● PROBLEM DESCRIPTION:
For the entries below, copy exactly the line that contains "Write a Python" through the line that contains "963, 886, 839]", both ends included, and exclude all pictures.

● MATERIAL:

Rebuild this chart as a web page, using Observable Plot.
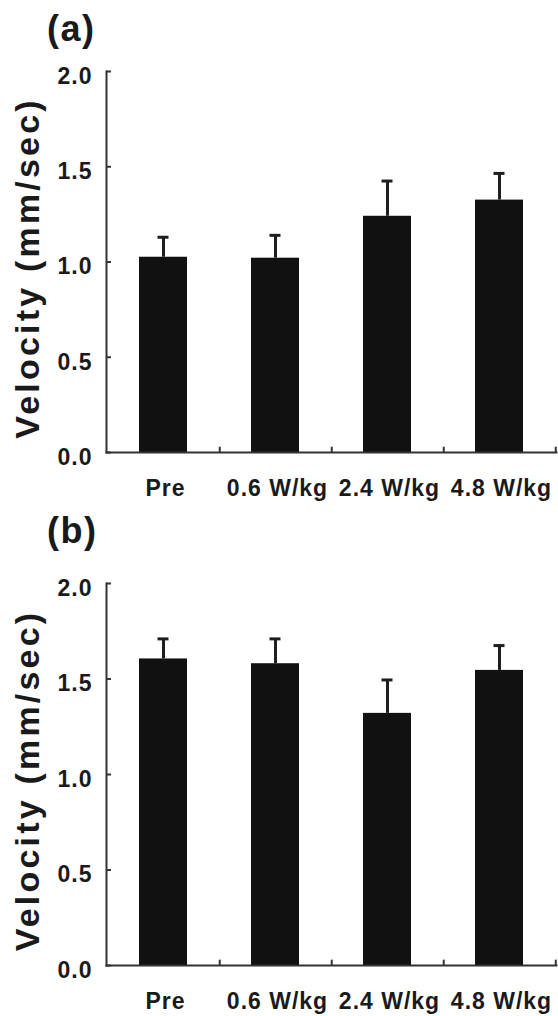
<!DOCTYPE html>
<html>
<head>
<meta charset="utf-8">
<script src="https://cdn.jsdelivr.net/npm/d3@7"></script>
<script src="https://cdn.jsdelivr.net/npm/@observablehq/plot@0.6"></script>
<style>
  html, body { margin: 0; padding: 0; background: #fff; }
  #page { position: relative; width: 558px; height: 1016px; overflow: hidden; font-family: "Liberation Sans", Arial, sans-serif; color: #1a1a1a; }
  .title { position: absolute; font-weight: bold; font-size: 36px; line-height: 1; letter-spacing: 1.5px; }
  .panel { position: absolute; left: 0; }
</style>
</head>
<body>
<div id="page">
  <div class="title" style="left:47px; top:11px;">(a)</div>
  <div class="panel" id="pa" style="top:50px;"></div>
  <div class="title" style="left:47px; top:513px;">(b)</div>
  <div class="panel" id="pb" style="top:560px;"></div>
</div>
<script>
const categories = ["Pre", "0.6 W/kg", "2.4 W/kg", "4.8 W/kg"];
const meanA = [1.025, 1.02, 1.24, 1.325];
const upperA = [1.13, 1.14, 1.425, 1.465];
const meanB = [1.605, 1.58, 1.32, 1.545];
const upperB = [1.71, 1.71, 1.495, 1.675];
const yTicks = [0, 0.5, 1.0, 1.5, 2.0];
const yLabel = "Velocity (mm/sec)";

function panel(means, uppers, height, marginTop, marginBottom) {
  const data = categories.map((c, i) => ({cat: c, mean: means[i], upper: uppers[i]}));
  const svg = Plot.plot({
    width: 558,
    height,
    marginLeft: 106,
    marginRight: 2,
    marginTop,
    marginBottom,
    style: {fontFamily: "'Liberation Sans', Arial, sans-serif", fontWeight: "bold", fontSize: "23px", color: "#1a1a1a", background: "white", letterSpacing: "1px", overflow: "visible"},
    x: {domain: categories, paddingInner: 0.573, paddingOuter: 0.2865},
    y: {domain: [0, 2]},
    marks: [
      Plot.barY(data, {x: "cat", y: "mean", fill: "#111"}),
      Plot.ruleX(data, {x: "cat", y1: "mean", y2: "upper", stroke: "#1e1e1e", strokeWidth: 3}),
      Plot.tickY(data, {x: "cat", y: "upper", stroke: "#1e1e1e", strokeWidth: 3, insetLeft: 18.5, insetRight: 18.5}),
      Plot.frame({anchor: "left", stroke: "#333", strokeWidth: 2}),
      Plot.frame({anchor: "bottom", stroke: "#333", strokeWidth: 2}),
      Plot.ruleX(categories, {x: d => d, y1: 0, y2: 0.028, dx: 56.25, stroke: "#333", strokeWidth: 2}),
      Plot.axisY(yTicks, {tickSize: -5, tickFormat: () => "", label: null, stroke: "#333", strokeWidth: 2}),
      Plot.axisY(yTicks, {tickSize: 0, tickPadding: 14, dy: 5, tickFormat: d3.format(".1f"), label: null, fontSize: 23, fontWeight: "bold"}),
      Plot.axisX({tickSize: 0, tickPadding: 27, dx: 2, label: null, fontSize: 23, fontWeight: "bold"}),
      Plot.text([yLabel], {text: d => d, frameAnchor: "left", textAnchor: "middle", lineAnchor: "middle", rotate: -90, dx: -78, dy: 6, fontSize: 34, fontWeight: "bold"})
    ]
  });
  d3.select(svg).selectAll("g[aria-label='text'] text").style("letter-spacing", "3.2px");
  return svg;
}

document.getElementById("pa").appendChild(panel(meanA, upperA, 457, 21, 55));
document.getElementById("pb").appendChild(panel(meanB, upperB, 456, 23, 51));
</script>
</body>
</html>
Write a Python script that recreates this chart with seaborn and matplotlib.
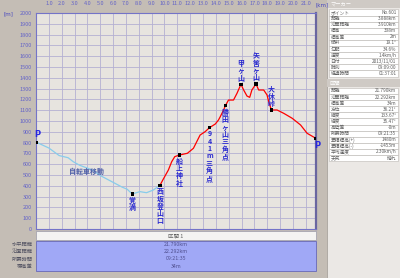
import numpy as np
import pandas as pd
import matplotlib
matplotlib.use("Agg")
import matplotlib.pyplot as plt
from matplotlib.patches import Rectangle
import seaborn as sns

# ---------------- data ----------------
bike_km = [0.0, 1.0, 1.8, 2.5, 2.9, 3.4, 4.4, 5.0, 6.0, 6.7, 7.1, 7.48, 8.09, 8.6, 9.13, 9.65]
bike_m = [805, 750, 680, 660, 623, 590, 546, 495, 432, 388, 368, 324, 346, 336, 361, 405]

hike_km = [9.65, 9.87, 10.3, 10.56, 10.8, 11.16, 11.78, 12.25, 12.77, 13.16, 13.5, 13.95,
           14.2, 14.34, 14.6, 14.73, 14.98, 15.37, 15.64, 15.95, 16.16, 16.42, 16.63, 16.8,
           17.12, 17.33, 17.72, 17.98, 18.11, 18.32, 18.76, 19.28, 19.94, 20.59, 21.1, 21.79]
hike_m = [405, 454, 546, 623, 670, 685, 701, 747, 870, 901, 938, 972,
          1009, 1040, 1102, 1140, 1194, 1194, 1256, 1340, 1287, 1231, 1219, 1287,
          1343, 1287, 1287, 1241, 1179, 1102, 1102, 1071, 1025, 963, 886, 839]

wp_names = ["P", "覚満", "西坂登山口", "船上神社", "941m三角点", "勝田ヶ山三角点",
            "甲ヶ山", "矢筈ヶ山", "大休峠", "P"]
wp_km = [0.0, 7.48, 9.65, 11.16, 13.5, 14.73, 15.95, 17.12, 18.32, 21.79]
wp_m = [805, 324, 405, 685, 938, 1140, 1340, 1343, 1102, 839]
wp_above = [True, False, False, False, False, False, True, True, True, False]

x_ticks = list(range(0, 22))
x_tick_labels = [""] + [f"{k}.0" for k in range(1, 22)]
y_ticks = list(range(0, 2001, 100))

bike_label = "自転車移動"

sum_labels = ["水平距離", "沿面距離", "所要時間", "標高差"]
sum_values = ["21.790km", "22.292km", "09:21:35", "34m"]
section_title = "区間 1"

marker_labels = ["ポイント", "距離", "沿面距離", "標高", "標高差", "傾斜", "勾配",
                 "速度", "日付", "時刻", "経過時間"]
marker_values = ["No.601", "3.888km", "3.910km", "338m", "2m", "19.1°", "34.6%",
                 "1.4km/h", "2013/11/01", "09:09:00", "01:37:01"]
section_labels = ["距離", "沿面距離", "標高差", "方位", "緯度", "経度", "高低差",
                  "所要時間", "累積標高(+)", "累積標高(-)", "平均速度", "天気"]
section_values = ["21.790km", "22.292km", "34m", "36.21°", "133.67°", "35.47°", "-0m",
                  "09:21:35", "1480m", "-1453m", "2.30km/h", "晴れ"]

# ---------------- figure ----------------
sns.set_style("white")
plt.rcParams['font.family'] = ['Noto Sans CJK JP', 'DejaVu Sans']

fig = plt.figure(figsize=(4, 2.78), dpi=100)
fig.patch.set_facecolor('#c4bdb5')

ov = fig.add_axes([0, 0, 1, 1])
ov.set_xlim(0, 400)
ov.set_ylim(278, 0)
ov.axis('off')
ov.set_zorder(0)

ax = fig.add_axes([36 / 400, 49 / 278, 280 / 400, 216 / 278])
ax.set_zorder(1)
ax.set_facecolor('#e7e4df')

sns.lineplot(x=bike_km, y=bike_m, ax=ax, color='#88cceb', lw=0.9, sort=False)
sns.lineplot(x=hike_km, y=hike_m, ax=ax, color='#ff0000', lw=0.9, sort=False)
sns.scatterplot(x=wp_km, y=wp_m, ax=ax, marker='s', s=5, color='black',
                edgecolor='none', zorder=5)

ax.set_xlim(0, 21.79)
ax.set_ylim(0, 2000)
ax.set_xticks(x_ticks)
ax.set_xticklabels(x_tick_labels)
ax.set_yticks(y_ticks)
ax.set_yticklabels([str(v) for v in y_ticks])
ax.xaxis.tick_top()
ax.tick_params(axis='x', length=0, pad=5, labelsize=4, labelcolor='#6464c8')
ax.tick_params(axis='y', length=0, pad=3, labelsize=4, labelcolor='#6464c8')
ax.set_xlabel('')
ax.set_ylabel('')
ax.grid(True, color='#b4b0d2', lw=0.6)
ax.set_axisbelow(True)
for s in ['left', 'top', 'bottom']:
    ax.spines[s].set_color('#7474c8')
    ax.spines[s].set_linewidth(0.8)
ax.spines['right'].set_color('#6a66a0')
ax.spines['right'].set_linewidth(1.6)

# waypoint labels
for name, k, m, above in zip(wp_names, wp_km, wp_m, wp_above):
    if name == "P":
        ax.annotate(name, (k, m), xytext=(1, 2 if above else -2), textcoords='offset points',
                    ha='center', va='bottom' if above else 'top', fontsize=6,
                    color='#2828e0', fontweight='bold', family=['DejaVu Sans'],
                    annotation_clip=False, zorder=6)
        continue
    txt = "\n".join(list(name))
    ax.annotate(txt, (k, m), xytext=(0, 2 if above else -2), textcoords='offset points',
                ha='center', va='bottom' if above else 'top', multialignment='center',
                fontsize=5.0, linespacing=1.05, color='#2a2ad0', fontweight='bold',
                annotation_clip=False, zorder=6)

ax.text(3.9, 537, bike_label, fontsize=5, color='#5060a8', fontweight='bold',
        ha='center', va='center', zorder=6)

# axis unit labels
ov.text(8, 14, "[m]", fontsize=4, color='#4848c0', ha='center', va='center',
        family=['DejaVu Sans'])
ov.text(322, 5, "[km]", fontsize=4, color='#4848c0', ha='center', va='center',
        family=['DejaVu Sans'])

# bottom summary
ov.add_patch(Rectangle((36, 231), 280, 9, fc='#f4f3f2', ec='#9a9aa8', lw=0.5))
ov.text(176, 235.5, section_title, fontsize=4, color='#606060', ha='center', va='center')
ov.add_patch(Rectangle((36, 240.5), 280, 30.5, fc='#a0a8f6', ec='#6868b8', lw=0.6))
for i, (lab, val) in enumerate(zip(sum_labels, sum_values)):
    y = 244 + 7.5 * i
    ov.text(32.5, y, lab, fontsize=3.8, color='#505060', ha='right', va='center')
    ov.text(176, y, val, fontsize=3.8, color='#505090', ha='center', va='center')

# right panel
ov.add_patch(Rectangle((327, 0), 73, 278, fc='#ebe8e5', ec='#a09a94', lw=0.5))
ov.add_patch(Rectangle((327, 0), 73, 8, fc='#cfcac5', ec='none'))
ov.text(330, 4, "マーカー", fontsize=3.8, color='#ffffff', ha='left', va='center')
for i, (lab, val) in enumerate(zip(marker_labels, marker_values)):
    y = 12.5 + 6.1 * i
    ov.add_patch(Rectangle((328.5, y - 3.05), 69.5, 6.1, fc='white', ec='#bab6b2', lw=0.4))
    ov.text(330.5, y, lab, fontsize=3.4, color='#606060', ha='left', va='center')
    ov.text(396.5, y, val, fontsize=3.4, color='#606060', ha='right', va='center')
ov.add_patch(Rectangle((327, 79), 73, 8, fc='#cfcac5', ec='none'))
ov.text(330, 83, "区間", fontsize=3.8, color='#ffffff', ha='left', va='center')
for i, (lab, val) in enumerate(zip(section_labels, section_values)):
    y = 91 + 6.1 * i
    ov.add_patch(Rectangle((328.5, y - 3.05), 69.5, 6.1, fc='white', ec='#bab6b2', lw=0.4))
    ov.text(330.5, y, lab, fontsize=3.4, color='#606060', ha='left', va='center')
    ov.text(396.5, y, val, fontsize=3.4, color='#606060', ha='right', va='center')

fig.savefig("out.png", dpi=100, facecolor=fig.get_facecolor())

● SOLUTION TO THE PROBLEM:
Write a Python script that recreates this chart with seaborn and matplotlib.
import numpy as np
import pandas as pd
import matplotlib
matplotlib.use("Agg")
import matplotlib.pyplot as plt
from matplotlib.patches import Rectangle
import seaborn as sns

# ---------------- data ----------------
bike_km = [0.0, 1.0, 1.8, 2.5, 2.9, 3.4, 4.4, 5.0, 6.0, 6.7, 7.1, 7.48, 8.09, 8.6, 9.13, 9.65]
bike_m = [805, 750, 680, 660, 623, 590, 546, 495, 432, 388, 368, 324, 346, 336, 361, 405]

hike_km = [9.65, 9.87, 10.3, 10.56, 10.8, 11.16, 11.78, 12.25, 12.77, 13.16, 13.5, 13.95,
           14.2, 14.34, 14.6, 14.73, 14.98, 15.37, 15.64, 15.95, 16.16, 16.42, 16.63, 16.8,
           17.12, 17.33, 17.72, 17.98, 18.11, 18.32, 18.76, 19.28, 19.94, 20.59, 21.1, 21.79]
hike_m = [405, 454, 546, 623, 670, 685, 701, 747, 870, 901, 938, 972,
          1009, 1040, 1102, 1140, 1194, 1194, 1256, 1340, 1287, 1231, 1219, 1287,
          1343, 1287, 1287, 1241, 1179, 1102, 1102, 1071, 1025, 963, 886, 839]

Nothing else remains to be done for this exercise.